Earlier this week, in another blog, someone made a disparaging comment about people who interpret fortunate encounters as contact with angels. You know the kind of story I'm talking about.
My car broke down at 3:00 am on a dark road over 30 miles from the nearest town. No one is ever on that road late at night because it's a service road that goes to the old mill that closed years ago. I was only there because I got lost. Well it was 10 degrees below zero and I thought I was going to freeze to death until a man came along and got my car started. He had hot cocoa and a blanket, too.
Somehow the teller of the story is convinced that this was an encounter with an angel.
In the urban legend version, the account would include absurd embellishments.
I turned to say goodbye, but he was gone, and there were no tire tracks or footprints in the snow.
I bring this up because I've been thinking more lately about the psychology of enchantment. By enchantment I mean the state of pleasure intrinsic to a sense of mystery and magic.
I should note that enchantment extends well beyond the realm of religious or spiritual experience, into states that are readily recognized as fantasy. Role-playing video games, movies, comic books, certain genres of fiction, daydreams and even some drugs can take us into the realm of enchantment.
Perhaps enchantment is best understood as a kludge, a somewhat clumsy work around for problems of the evolving human mind.
One possibility is that enchantment sustains hope and persistence in the face of seemingly terrible odds.

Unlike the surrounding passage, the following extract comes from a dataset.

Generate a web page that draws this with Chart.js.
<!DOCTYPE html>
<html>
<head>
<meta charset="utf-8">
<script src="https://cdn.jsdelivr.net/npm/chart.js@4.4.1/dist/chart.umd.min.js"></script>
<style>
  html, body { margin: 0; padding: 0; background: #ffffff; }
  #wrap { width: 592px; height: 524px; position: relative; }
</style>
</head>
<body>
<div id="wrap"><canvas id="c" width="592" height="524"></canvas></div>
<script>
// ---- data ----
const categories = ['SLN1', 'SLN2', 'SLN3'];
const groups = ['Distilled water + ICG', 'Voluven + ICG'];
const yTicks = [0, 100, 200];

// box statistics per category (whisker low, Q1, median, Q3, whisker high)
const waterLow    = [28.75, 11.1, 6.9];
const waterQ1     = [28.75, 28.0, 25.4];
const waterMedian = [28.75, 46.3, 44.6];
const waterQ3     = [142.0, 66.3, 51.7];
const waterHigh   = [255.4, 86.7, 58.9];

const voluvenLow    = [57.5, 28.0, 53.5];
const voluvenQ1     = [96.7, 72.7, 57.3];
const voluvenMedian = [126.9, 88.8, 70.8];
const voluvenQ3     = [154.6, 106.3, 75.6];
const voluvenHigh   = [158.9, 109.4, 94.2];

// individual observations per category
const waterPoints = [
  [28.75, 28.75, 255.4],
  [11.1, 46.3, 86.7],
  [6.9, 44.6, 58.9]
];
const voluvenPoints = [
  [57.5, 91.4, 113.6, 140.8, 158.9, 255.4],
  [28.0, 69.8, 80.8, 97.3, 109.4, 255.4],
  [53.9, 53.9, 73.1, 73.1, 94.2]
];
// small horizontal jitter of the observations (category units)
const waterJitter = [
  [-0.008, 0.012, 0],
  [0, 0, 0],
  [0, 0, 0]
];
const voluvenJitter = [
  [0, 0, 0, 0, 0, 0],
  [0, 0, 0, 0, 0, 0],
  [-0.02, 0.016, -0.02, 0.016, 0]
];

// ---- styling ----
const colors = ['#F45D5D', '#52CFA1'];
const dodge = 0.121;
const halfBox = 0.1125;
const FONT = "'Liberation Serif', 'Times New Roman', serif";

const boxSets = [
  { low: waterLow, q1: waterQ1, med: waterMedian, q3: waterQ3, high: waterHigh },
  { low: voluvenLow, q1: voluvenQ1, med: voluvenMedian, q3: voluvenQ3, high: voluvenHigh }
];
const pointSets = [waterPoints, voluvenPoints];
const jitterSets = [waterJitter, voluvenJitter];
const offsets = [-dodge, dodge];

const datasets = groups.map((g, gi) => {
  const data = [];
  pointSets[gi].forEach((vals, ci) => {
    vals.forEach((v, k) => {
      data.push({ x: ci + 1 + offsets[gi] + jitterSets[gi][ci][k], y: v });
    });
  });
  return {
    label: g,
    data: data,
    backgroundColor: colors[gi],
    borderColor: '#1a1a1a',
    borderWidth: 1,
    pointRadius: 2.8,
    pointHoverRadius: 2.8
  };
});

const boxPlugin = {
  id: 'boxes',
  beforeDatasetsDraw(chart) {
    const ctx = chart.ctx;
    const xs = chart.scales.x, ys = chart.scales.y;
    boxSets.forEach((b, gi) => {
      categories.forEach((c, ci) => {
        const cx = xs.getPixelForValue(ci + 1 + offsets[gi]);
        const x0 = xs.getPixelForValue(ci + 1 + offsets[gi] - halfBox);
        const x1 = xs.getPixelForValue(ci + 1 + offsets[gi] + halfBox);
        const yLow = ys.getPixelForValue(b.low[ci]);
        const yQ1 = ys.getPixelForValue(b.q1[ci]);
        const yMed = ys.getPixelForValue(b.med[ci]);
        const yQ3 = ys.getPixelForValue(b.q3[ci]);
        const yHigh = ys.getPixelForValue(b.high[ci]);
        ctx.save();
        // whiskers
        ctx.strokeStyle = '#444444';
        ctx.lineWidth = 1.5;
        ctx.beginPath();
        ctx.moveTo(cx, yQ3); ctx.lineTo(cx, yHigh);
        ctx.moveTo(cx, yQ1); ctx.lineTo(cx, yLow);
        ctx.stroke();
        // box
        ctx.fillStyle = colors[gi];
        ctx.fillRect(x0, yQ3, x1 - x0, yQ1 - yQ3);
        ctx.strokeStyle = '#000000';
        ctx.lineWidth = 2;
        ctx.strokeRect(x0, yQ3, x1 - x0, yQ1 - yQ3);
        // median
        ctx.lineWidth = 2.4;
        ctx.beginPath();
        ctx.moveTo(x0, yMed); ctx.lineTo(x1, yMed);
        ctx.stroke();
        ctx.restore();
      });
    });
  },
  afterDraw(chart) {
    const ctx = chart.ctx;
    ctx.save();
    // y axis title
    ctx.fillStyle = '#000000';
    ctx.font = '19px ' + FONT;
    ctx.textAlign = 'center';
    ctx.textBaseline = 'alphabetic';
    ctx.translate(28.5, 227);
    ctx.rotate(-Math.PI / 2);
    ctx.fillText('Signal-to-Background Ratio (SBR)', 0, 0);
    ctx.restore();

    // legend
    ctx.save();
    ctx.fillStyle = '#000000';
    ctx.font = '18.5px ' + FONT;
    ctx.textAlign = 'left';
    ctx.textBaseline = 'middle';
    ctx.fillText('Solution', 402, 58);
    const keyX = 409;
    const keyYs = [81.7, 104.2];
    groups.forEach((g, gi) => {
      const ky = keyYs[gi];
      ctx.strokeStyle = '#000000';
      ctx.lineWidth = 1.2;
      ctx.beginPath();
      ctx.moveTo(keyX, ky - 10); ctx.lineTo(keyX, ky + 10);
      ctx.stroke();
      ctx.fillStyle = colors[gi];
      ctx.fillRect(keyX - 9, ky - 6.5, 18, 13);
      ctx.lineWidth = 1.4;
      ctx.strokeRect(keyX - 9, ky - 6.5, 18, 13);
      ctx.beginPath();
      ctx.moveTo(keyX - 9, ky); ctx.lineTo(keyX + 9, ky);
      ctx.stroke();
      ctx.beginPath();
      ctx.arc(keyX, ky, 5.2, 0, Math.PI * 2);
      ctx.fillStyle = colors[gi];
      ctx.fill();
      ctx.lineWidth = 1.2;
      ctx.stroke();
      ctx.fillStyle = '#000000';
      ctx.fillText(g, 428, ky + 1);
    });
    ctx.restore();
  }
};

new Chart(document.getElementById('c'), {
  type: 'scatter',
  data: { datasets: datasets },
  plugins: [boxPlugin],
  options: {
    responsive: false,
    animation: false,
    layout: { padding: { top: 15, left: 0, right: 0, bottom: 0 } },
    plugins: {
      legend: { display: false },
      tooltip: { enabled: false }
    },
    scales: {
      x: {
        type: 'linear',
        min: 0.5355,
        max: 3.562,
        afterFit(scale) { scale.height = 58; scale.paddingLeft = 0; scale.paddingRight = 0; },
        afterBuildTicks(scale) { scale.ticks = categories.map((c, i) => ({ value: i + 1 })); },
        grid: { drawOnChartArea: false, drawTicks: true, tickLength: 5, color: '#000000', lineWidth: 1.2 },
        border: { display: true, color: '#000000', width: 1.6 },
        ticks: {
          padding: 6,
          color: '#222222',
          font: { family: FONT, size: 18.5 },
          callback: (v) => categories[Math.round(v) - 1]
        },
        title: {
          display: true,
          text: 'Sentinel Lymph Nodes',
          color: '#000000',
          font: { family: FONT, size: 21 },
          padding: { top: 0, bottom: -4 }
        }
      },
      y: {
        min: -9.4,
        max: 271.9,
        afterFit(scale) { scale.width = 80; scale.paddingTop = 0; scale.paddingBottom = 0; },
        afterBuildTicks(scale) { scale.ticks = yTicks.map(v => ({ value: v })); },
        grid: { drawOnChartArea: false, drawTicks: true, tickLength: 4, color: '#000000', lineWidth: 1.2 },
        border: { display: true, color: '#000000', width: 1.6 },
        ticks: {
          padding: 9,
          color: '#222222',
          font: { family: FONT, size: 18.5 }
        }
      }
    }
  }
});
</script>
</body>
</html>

Perhaps it's an emollient for existential anxiety over our foreknowledge of death, selected in the course of human evolution to counteract the depredations of despair over our inevitable demise.

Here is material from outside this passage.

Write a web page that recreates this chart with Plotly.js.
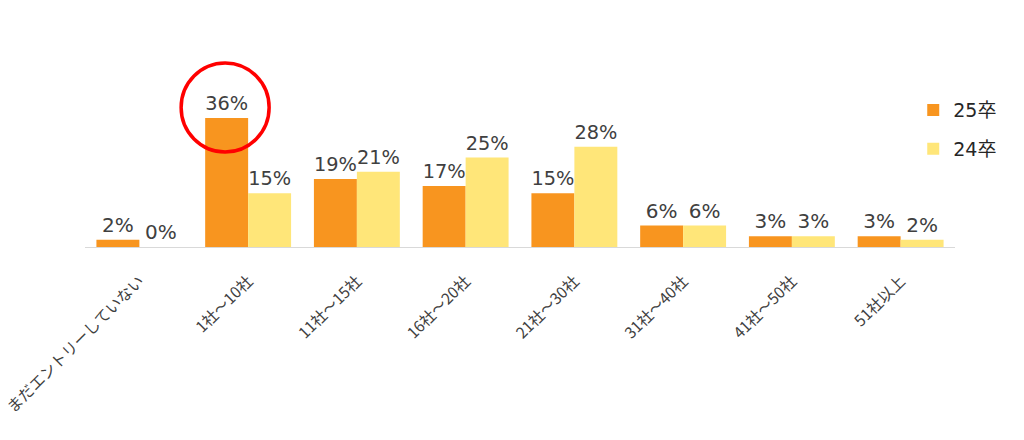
<!DOCTYPE html>
<html>
<head>
<meta charset="utf-8">
<script src="https://cdn.plot.ly/plotly-3.0.1.min.js"></script>
<style>html,body{margin:0;padding:0;background:#fff;}#chart{width:1024px;height:440px;}</style>
</head>
<body>
<div id="chart"></div>
<script>
const categories = ["まだエントリーしていない", "1社〜10社", "11社〜15社", "16社〜20社", "21社〜30社", "31社〜40社", "41社〜50社", "51社以上"];
const series25 = [2, 36, 19, 17, 15, 6, 3, 3];
const series24 = [0, 15, 21, 25, 28, 6, 3, 2];
const seriesNames = ["25卒", "24卒"];

const FONT = "DejaVu Sans, Noto Sans CJK JP, sans-serif";
const JFONT = "Noto Sans CJK JP, sans-serif";
const TEXTCOL = "#404040";

const traces = [
  {
    type: "bar", name: seriesNames[0], x: categories, y: series25,
    marker: {color: "#F8951F"},
    texttemplate: "%{y}%", textposition: "outside", cliponaxis: false,
    textfont: {family: FONT, size: 20, color: TEXTCOL},
    legendgroup: "a", hoverinfo: "none"
  },
  {
    type: "bar", name: seriesNames[1], x: categories, y: series24,
    marker: {color: "#FFE679"},
    texttemplate: "%{y}%", textposition: "outside", cliponaxis: false,
    textfont: {family: FONT, size: 20, color: TEXTCOL},
    legendgroup: "b", hoverinfo: "none"
  }
];

const layout = {
  width: 1024, height: 440,
  margin: {l: 85, r: 69, t: 32, b: 193},
  paper_bgcolor: "#fff", plot_bgcolor: "#fff",
  font: {family: FONT, color: TEXTCOL},
  barmode: "group", bargap: 0.21, bargroupgap: 0,
  showlegend: true,
  legend: {
    x: 0.952, xanchor: "left", y: 0.725, yanchor: "top",
    font: {family: FONT, size: 19, color: "#262626"},
    traceorder: "grouped", tracegroupgap: 11,
    bgcolor: "rgba(0,0,0,0)"
  },
  xaxis: {
    type: "category", showline: true, linecolor: "#d9d9d9", linewidth: 1,
    ticks: "", tickangle: -45, showgrid: false, zeroline: false,
    ticklabelstandoff: 18,
    tickfont: {family: JFONT, size: 15.5, color: TEXTCOL}
  },
  yaxis: {range: [0, 60], visible: false, showgrid: false, zeroline: false},
  shapes: [{
    type: "circle", xref: "x", yref: "y",
    xsizemode: "pixel", ysizemode: "pixel",
    xanchor: 1, yanchor: 36,
    x0: -67, x1: 21, y0: -34, y1: 55,
    line: {color: "#FF0000", width: 3.5}, fillcolor: "rgba(0,0,0,0)"
  }]
};

Plotly.newPlot("chart", traces, layout, {staticPlot: true});
</script>
</body>
</html>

If you've done some analytic reading, Bettelheim's take on fairy tales might also come to mind:
The dominant culture wishes to pretend, particularly where children are concerned, that the dark side of man does not exist, and professes a belief in an optimistic meliorism. Psychoanalysis itself is viewed as having the purpose of making life easy—but this is not what its founder intended. Psychoanalysis was created to enable man to accept the problematic nature of life without being defeated by it, or giving in to escapism. Freud’s prescription is that only by struggling courageously against what seem like overwhelming odds can man succeed in wringing meaning out of his existence.
This is exactly the message that fairy tales get across to the child in manifold form: that a struggle against severe difficulties in life is unavoidable, is an intrinsic part of human existence—but that if one does not shy away, but steadfastly meets unexpected and often unjust hardships, one masters all obstacles and at the end emerges victorious.
None of this is to deny the steep downside of magical thinking. Magical thinking is by definition at odds with realism. Enchanted states can be so compelling that they effectively become addictions leading to self-neglect and neglect of others. But acknowledging the downsides, we should then ask the question: why would a state lacking in realism persist as an appealing, pleasant mental state for a species? Shouldn't complete realism confer an advantage for survival over and above realism contaminated by magical thinking?
Perhaps the answer is that realism alone isn't itself motivation. It's a tool for survival, but other psychic forces must push us forward in the face of difficulties. Enchantment let's us sample something better than what ails us now, which is perhaps a reason to keep going. If nothing else, we can still sample the sense of hope that is embedded in the enchanted experience.